### [Required task]
Below is some material; set it all down exactly, apart from the pictures.

### [Material]
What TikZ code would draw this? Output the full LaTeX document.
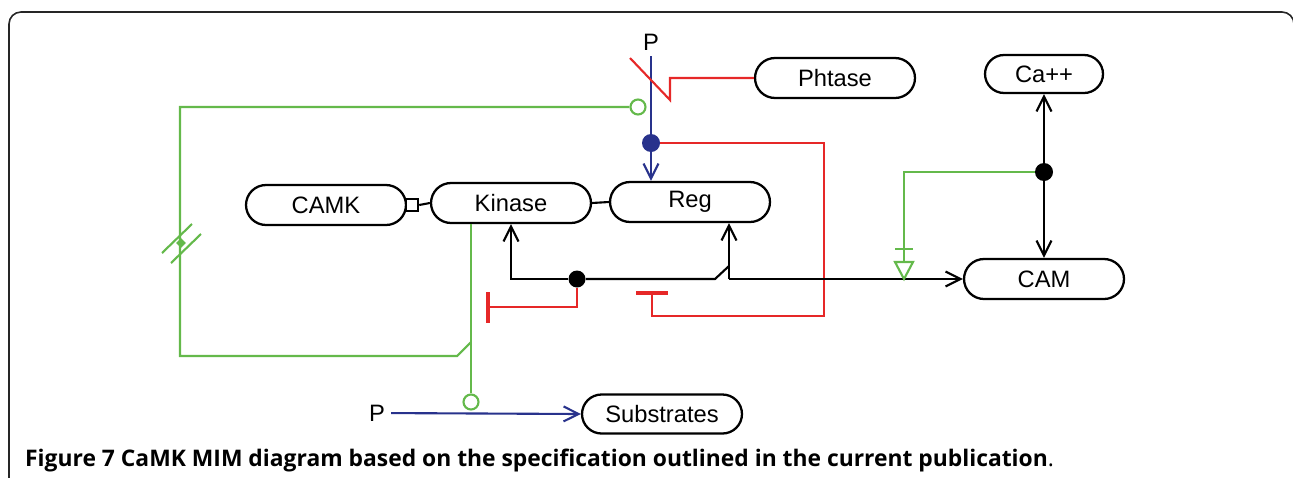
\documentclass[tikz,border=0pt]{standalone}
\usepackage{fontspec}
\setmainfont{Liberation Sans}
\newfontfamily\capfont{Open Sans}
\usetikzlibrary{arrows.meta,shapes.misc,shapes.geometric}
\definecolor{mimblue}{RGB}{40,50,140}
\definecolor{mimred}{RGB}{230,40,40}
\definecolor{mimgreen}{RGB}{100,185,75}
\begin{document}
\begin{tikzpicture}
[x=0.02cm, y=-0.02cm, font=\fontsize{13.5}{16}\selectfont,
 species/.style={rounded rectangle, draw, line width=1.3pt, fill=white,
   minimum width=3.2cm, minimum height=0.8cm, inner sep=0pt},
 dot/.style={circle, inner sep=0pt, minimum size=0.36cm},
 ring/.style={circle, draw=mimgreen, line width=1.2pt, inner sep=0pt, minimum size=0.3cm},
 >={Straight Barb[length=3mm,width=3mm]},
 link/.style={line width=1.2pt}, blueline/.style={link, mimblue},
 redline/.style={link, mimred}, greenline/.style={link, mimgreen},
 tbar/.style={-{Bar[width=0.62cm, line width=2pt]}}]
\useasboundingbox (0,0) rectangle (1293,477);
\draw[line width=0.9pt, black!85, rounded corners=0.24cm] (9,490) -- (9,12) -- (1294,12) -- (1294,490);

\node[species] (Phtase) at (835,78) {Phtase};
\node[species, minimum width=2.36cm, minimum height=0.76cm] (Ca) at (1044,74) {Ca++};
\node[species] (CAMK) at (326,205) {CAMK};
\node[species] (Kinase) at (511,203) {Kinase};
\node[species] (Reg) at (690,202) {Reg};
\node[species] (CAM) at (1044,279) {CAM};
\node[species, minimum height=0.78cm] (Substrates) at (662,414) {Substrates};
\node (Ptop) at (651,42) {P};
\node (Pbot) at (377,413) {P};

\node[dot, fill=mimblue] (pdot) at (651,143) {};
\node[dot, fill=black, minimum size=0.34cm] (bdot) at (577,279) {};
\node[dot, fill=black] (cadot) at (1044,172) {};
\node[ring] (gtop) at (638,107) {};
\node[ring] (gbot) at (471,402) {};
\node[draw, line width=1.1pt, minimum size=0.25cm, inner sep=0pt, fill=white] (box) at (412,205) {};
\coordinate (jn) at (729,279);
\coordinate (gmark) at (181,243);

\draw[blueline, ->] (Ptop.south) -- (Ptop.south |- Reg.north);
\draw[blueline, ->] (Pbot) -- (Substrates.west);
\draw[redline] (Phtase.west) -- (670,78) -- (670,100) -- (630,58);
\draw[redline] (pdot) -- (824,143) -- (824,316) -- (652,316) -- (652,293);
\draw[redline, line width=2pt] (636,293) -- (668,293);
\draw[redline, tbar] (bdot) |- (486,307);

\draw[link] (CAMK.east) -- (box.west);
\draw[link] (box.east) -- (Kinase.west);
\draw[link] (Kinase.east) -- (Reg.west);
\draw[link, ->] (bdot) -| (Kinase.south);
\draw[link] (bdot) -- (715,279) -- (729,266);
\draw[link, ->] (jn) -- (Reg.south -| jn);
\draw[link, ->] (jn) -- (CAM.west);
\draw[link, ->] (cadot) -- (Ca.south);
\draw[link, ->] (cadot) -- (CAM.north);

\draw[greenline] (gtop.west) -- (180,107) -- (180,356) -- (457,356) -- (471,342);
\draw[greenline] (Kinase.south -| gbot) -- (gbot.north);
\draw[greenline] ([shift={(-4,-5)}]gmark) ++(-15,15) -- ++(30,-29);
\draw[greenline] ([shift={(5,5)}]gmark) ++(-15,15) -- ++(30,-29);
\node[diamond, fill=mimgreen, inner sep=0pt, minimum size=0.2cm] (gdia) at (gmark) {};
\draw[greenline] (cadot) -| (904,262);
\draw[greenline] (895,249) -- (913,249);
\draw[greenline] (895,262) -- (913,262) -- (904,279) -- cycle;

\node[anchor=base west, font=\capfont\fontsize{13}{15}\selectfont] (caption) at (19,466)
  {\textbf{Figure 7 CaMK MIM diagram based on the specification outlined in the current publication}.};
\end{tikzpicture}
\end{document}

### [Reply to the task]
What TikZ code would draw this? Output the full LaTeX document.
\documentclass[tikz,border=0pt]{standalone}
\usepackage{fontspec}
\setmainfont{Liberation Sans}
\newfontfamily\capfont{Open Sans}
\usetikzlibrary{arrows.meta,shapes.misc,shapes.geometric}
\definecolor{mimblue}{RGB}{40,50,140}
\definecolor{mimred}{RGB}{230,40,40}
\definecolor{mimgreen}{RGB}{100,185,75}
\begin{document}
\begin{tikzpicture}
[x=0.02cm, y=-0.02cm, font=\fontsize{13.5}{16}\selectfont,
 species/.style={rounded rectangle, draw, line width=1.3pt, fill=white,
   minimum width=3.2cm, minimum height=0.8cm, inner sep=0pt},
 dot/.style={circle, inner sep=0pt, minimum size=0.36cm},
 ring/.style={circle, draw=mimgreen, line width=1.2pt, inner sep=0pt, minimum size=0.3cm},
 >={Straight Barb[length=3mm,width=3mm]},
 link/.style={line width=1.2pt}, blueline/.style={link, mimblue},
 redline/.style={link, mimred}, greenline/.style={link, mimgreen},
 tbar/.style={-{Bar[width=0.62cm, line width=2pt]}}]
\useasboundingbox (0,0) rectangle (1293,477);
\draw[line width=0.9pt, black!85, rounded corners=0.24cm] (9,490) -- (9,12) -- (1294,12) -- (1294,490);

\node[species] (Phtase) at (835,78) {Phtase};
\node[species, minimum width=2.36cm, minimum height=0.76cm] (Ca) at (1044,74) {Ca++};
\node[species] (CAMK) at (326,205) {CAMK};
\node[species] (Kinase) at (511,203) {Kinase};
\node[species] (Reg) at (690,202) {Reg};
\node[species] (CAM) at (1044,279) {CAM};
\node[species, minimum height=0.78cm] (Substrates) at (662,414) {Substrates};
\node (Ptop) at (651,42) {P};
\node (Pbot) at (377,413) {P};

\node[dot, fill=mimblue] (pdot) at (651,143) {};
\node[dot, fill=black, minimum size=0.34cm] (bdot) at (577,279) {};
\node[dot, fill=black] (cadot) at (1044,172) {};
\node[ring] (gtop) at (638,107) {};
\node[ring] (gbot) at (471,402) {};
\node[draw, line width=1.1pt, minimum size=0.25cm, inner sep=0pt, fill=white] (box) at (412,205) {};
\coordinate (jn) at (729,279);
\coordinate (gmark) at (181,243);

\draw[blueline, ->] (Ptop.south) -- (Ptop.south |- Reg.north);
\draw[blueline, ->] (Pbot) -- (Substrates.west);
\draw[redline] (Phtase.west) -- (670,78) -- (670,100) -- (630,58);
\draw[redline] (pdot) -- (824,143) -- (824,316) -- (652,316) -- (652,293);
\draw[redline, line width=2pt] (636,293) -- (668,293);
\draw[redline, tbar] (bdot) |- (486,307);

\draw[link] (CAMK.east) -- (box.west);
\draw[link] (box.east) -- (Kinase.west);
\draw[link] (Kinase.east) -- (Reg.west);
\draw[link, ->] (bdot) -| (Kinase.south);
\draw[link] (bdot) -- (715,279) -- (729,266);
\draw[link, ->] (jn) -- (Reg.south -| jn);
\draw[link, ->] (jn) -- (CAM.west);
\draw[link, ->] (cadot) -- (Ca.south);
\draw[link, ->] (cadot) -- (CAM.north);

\draw[greenline] (gtop.west) -- (180,107) -- (180,356) -- (457,356) -- (471,342);
\draw[greenline] (Kinase.south -| gbot) -- (gbot.north);
\draw[greenline] ([shift={(-4,-5)}]gmark) ++(-15,15) -- ++(30,-29);
\draw[greenline] ([shift={(5,5)}]gmark) ++(-15,15) -- ++(30,-29);
\node[diamond, fill=mimgreen, inner sep=0pt, minimum size=0.2cm] (gdia) at (gmark) {};
\draw[greenline] (cadot) -| (904,262);
\draw[greenline] (895,249) -- (913,249);
\draw[greenline] (895,262) -- (913,262) -- (904,279) -- cycle;

\node[anchor=base west, font=\capfont\fontsize{13}{15}\selectfont] (caption) at (19,466)
  {\textbf{Figure 7 CaMK MIM diagram based on the specification outlined in the current publication}.};
\end{tikzpicture}
\end{document}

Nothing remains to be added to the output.